Apart from her teaching and specialist work she has also dedicated much of her time to emigree societies such as Sdružení svobodných Čechoslováků (The Association of Free Czechoslovaks) in northern Sweden (as a member of the committee and its chairwoman) and Nadace Charty 77 (Charter 77 Foundation) in Stockholm (she was involved in providing financial support to publishers in exile and she was the secretary of the Seifert Prize from its conception to the time it was handed over to Czechoslovakia in 1990). Apart from this she also edited the quarterly magazine Röster från Tjeckoslovakien (Voices from Czechoslovakia), which provided information on political and cultural life in Czechoslovakia, particularly the Czech lands (several editions of the magazine were dedicated to writers such as L. Vaculík, M. Šimečka, B. Hrabal, E. Kantůrková, K. Pecka, D. Hodrová, Z. Brabcová, S. Richterová; for a more detailed list see the catalogue of exile writings in Libri prohibiti).
Her long-term interest in the work of Hrabal resulted in the publication Bohumil Hrabals litterära collage (Lund Slavonic Monographs, Lund 2003) and in the Czech edition Hrabalovy literární koláže [Hrabal’s Literary Collage] (Akropolis, Praha 2004).

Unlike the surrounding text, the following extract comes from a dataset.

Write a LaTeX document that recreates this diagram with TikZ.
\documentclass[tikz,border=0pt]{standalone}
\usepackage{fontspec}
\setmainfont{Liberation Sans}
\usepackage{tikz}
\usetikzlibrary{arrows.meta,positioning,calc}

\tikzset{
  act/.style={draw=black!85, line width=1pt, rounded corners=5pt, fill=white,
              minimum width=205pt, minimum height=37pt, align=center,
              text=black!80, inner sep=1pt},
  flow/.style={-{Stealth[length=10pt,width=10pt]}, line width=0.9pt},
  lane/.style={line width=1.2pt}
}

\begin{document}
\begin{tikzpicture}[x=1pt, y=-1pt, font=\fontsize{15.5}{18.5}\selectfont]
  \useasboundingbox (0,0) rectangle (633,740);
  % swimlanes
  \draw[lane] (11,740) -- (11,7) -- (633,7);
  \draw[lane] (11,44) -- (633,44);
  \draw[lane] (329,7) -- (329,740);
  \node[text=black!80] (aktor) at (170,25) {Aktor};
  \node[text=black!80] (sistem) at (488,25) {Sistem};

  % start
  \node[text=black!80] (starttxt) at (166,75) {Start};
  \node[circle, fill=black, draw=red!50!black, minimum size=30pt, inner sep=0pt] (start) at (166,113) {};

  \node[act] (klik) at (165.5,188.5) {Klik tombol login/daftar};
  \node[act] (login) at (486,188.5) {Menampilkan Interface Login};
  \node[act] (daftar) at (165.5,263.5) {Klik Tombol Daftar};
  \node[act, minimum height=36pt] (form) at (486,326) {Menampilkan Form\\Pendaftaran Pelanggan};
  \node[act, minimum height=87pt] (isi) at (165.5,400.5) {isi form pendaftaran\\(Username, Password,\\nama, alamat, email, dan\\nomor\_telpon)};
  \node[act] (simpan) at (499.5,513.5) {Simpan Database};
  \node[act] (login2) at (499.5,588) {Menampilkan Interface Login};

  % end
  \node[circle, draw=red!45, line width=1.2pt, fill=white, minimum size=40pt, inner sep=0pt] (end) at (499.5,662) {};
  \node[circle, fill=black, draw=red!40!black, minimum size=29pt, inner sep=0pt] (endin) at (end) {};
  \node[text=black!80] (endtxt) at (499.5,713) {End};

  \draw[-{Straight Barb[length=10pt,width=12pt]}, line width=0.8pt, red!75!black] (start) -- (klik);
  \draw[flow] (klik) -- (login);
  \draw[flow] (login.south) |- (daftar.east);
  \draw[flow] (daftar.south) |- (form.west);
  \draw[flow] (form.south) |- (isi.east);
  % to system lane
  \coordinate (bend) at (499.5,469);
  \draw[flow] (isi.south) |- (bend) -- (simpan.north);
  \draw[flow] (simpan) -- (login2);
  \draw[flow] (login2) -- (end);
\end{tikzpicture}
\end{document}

She is currently working on the reception of Czech authors’ work in Sweden. She has published articles on Holan, Hrabal, Seifert and Karel Čapek. She is now writing about Ivan Klíma. In connection with this, she has also been involved with Czech Radio 3-Vltava, for whom she prepared an hour-long programme last year entitled Czech Themes in Swedish Literature and a shorter programme on Anders Hammalund, who has written two books on Czech culture.
She is a member of the team working on the project Between Reconciliation and Conflict. The Politics of Memory in Europe after 1989. The project is led by Prof. Barbara Törnquvist-Plewa of the Institute of Central and Eastern European Studies at Lund University. She is concentrating particularly on these themes: recollections of the persecution and murder of Romanies, how these are reflected in Romany and Czech literature, and also recollections of the expulsion of the Germans in Czech literature after 1989.
In 2010 she will be on the jury for the Jaroslav Seifert Prize for a second time.